NHL teams
Greg Wyshynski, ESPN 6y

Capitals lament chance to take series control as Lightning win Game 4

NHL, Washington Capitals, Tampa Bay Lightning

WASHINGTON -- With just over eight minutes left in regulation, the Washington Capitals survived the most lethal power play in the postseason.

The home crowd roared in appreciation of the Capitals' penalty kill. For a moment, the crowd exhaled.

All the Tampa Bay Lightning needed to tie up the Eastern Conference finals was that brief moment of satisfaction from their opponents.

Mikhail Sergachev held the puck in the zone, sent it to Ondrej Palat, who backhanded it to Alex Killorn in the middle of three Capitals defenders, who slid it past goalie Braden Holtby.

It was six seconds after the penalty kill. It was six seconds that turned a golden chance for Washington in Game 4 on Thursday night at Capital One Arena to take control of this series into a wasted one. Instead, the Lightning evened the conference finals at 2-2 with a 4-2 win against the Capitals.

"I can call it what it is. It's a missed opportunity. If we get one at home, it's a different series," said forward Tom Wilson, after a game that saw the Capitals tilt the ice with 65 shot attempts to 45 for the Lightning.

"You gotta stay positive. It could be more frustrating if it was the other way around: that they outplayed us and we got no looks and blah blah blah. We're confident in our game. We knew it wasn't going to be easy, and all those clichés. We were pretty happy with our game, outside of a couple of bounces."

Coach Barry Trotz believes that the Capitals will fight on as well.

"We'll battle through it," Trotz said. "This group has been resilient as hell all year. Nothing's come easy for this team. Everybody knows that."

Taking a cue from their coach, the Capitals' dressing room was an optimistic place after Game 4 despite a parade of frustrating squandered chances. They put 38 shots on Lightning goalie Andrei Vasilevskiy, and got two pucks by him. They had three straight power plays during a 6-minute, 36-second stretch in the first period, with nothing to show for it.

That's partially because the Lightning made some adjustments on their penalty kill in an effort to neutralize Alex Ovechkin.

"Tonight they played a little bit different, gave [Ovechkin] a lot of looks. He got some really good shots off, and they made a few nice blocks," defenseman John Carlson said. "I think maybe tonight we seemed to be getting a lot of recovery plays early in power plays with draws and stuff, but kind of a little too much one-and-done after that. We'd get a chance and they ice, so that was one of the main reasons."

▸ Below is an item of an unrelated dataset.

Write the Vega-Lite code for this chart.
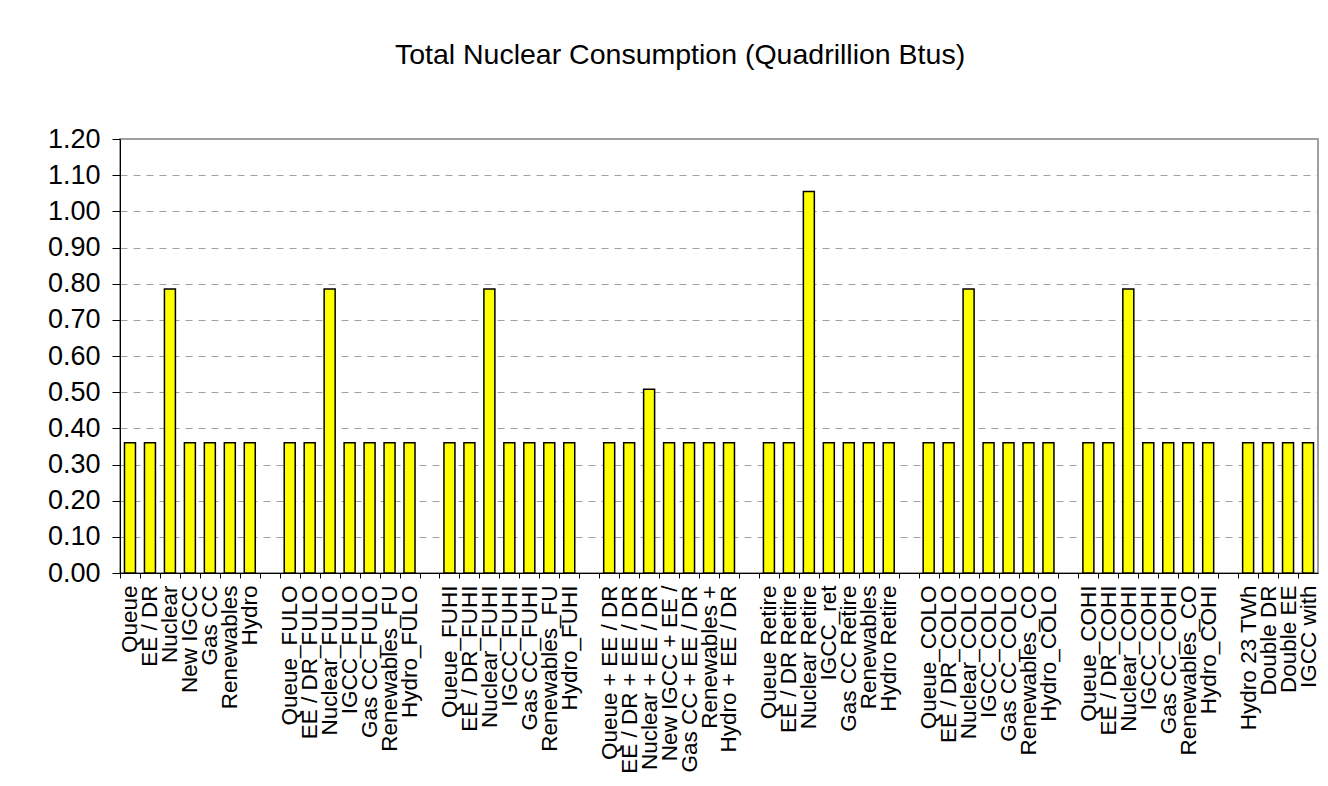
{
  "$schema": "https://vega.github.io/schema/vega-lite/v6.json",
  "autosize": {"type": "none"},
  "width": 1198,
  "height": 434,
  "padding": {"left": 120, "top": 139, "right": 10, "bottom": 213},
  "background": "white",
  "title": {"text": "Total Nuclear Consumption (Quadrillion Btus)", "fontSize": 28.5, "font": "Liberation Sans", "fontWeight": "normal", "color": "black", "anchor": "middle", "offset": 56, "dx": -39},
  "data": {"values": [
    {"scenario": "Queue", "value": 0.36},
    {"scenario": "EE / DR", "value": 0.36},
    {"scenario": "Nuclear", "value": 0.785},
    {"scenario": "New IGCC", "value": 0.36},
    {"scenario": "Gas CC", "value": 0.36},
    {"scenario": "Renewables", "value": 0.36},
    {"scenario": "Hydro", "value": 0.36},
    {"scenario": " ", "value": null},
    {"scenario": "Queue_FULO", "value": 0.36},
    {"scenario": "EE / DR_FULO", "value": 0.36},
    {"scenario": "Nuclear_FULO", "value": 0.785},
    {"scenario": "IGCC_FULO", "value": 0.36},
    {"scenario": "Gas CC_FULO", "value": 0.36},
    {"scenario": "Renewables_FU", "value": 0.36},
    {"scenario": "Hydro_FULO", "value": 0.36},
    {"scenario": "  ", "value": null},
    {"scenario": "Queue_FUHI", "value": 0.36},
    {"scenario": "EE / DR_FUHI", "value": 0.36},
    {"scenario": "Nuclear_FUHI", "value": 0.785},
    {"scenario": "IGCC_FUHI", "value": 0.36},
    {"scenario": "Gas CC_FUHI", "value": 0.36},
    {"scenario": "Renewables_FU\u200b", "value": 0.36},
    {"scenario": "Hydro_FUHI", "value": 0.36},
    {"scenario": "   ", "value": null},
    {"scenario": "Queue + EE / DR", "value": 0.36},
    {"scenario": "EE / DR + EE / DR", "value": 0.36},
    {"scenario": "Nuclear + EE / DR", "value": 0.508},
    {"scenario": "New IGCC + EE /", "value": 0.36},
    {"scenario": "Gas CC + EE / DR", "value": 0.36},
    {"scenario": "Renewables +", "value": 0.36},
    {"scenario": "Hydro + EE / DR", "value": 0.36},
    {"scenario": "    ", "value": null},
    {"scenario": "Queue Retire", "value": 0.36},
    {"scenario": "EE / DR Retire", "value": 0.36},
    {"scenario": "Nuclear Retire", "value": 1.055},
    {"scenario": "IGCC_ret", "value": 0.36},
    {"scenario": "Gas CC Retire", "value": 0.36},
    {"scenario": "Renewables\u200b", "value": 0.36},
    {"scenario": "Hydro Retire", "value": 0.36},
    {"scenario": "     ", "value": null},
    {"scenario": "Queue_COLO", "value": 0.36},
    {"scenario": "EE / DR_COLO", "value": 0.36},
    {"scenario": "Nuclear_COLO", "value": 0.785},
    {"scenario": "IGCC_COLO", "value": 0.36},
    {"scenario": "Gas CC_COLO", "value": 0.36},
    {"scenario": "Renewables_CO", "value": 0.36},
    {"scenario": "Hydro_COLO", "value": 0.36},
    {"scenario": "      ", "value": null},
    {"scenario": "Queue_COHI", "value": 0.36},
    {"scenario": "EE / DR_COHI", "value": 0.36},
    {"scenario": "Nuclear_COHI", "value": 0.785},
    {"scenario": "IGCC_COHI", "value": 0.36},
    {"scenario": "Gas CC_COHI", "value": 0.36},
    {"scenario": "Renewables_CO\u200b", "value": 0.36},
    {"scenario": "Hydro_COHI", "value": 0.36},
    {"scenario": "       ", "value": null},
    {"scenario": "Hydro 23 TWh", "value": 0.36},
    {"scenario": "Double DR", "value": 0.36},
    {"scenario": "Double EE", "value": 0.36},
    {"scenario": "IGCC with", "value": 0.36}
  ]},
  "layer": [
    {
      "mark": {"type": "point", "opacity": 0},
      "encoding": {
        "x": {
          "field": "scenario", "type": "nominal", "sort": null,
          "scale": {"paddingInner": 0, "paddingOuter": 0},
          "axis": {"title": null, "labelAngle": -90, "labelFontSize": 22.5, "labelFont": "Liberation Sans", "labelColor": "black", "labelOverlap": false, "labelLimit": 400, "tickSize": 5, "tickColor": "black", "domainColor": "black", "tickOffset": -9.98, "labelOffset": 9.98, "labelPadding": 7, "grid": false}
        }
      }
    },
    {
      "mark": {"type": "bar", "fill": "#ffff00", "stroke": "black", "strokeWidth": 1.5, "width": {"band": 0.55}},
      "encoding": {
        "x": {"field": "scenario", "type": "nominal", "sort": null},
        "y": {
          "field": "value", "type": "quantitative",
          "scale": {"domain": [0, 1.2], "nice": false},
          "axis": {"title": null, "values": [0, 0.1, 0.2, 0.3, 0.4, 0.5, 0.6, 0.7, 0.8, 0.9, 1.0, 1.1, 1.2], "format": ".2f", "labelFontSize": 27, "labelFont": "Liberation Sans", "labelColor": "black", "tickSize": 8, "tickColor": "black", "domainColor": "black", "labelPadding": 12, "grid": true, "gridDash": [7, 6], "gridColor": "#a0a0a0", "gridWidth": 1}
        }
      }
    }
  ],
  "config": {"view": {"stroke": "#808080", "strokeWidth": 1.5}}
}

They failed to take advantage of Lightning penalty killers running on fumes.

"We needed the period to end there," Tampa coach Jon Cooper said. "All the penalty killing we were doing, our guys were gassed. All the mental stress, the same guys are on the ice the whole time. I think that affected their second [period]."

There was also that second-period power play when Tyler Johnson was missing a stick that they couldn't convert on. Washington's power play is now 1-for-10 in the past three games.

The Capitals failed to take advantage of a Lightning team on the ropes, one that didn't generate a shot from 9:16 of the first period to 10:11 of the second period.

They failed to take advantage of 2:34 of 6-on-5 hockey at the end of the game, when Washington got looks but couldn't tie the score. When Anthony Cirelli scored into the Capitals' empty net with two seconds remaining, Ovechkin took a two-handed whack at the cross bar and shattered his stick.

But after clear frustration on the ice, Ovechkin had a different tone in the dressing room.

"It's OK. It sucks we lost two in a row, but we're going to bounce back and play hard in Game 5," he said. "Of course, it's a missed opportunity. It is what it is, nothing we can do. We're not going to look back. We're just going to look forward. This group of guys has been in different situations all year, and we fight through it. So it's a huge test. We're still going to have fun, we're still going to enjoy it, and we'll see what happens."

Game 5 is Saturday night in Tampa, where the Capitals dominated the first two games of the series. They scored 10 goals against Vasilevskiy, who all but stole Game 4 for the Lightning on the road.

"He didn't play great in the first two. He played well in the second two," Wilson said. "It's our job to make him look like the goalie from the first two games. We'll make it hard on him."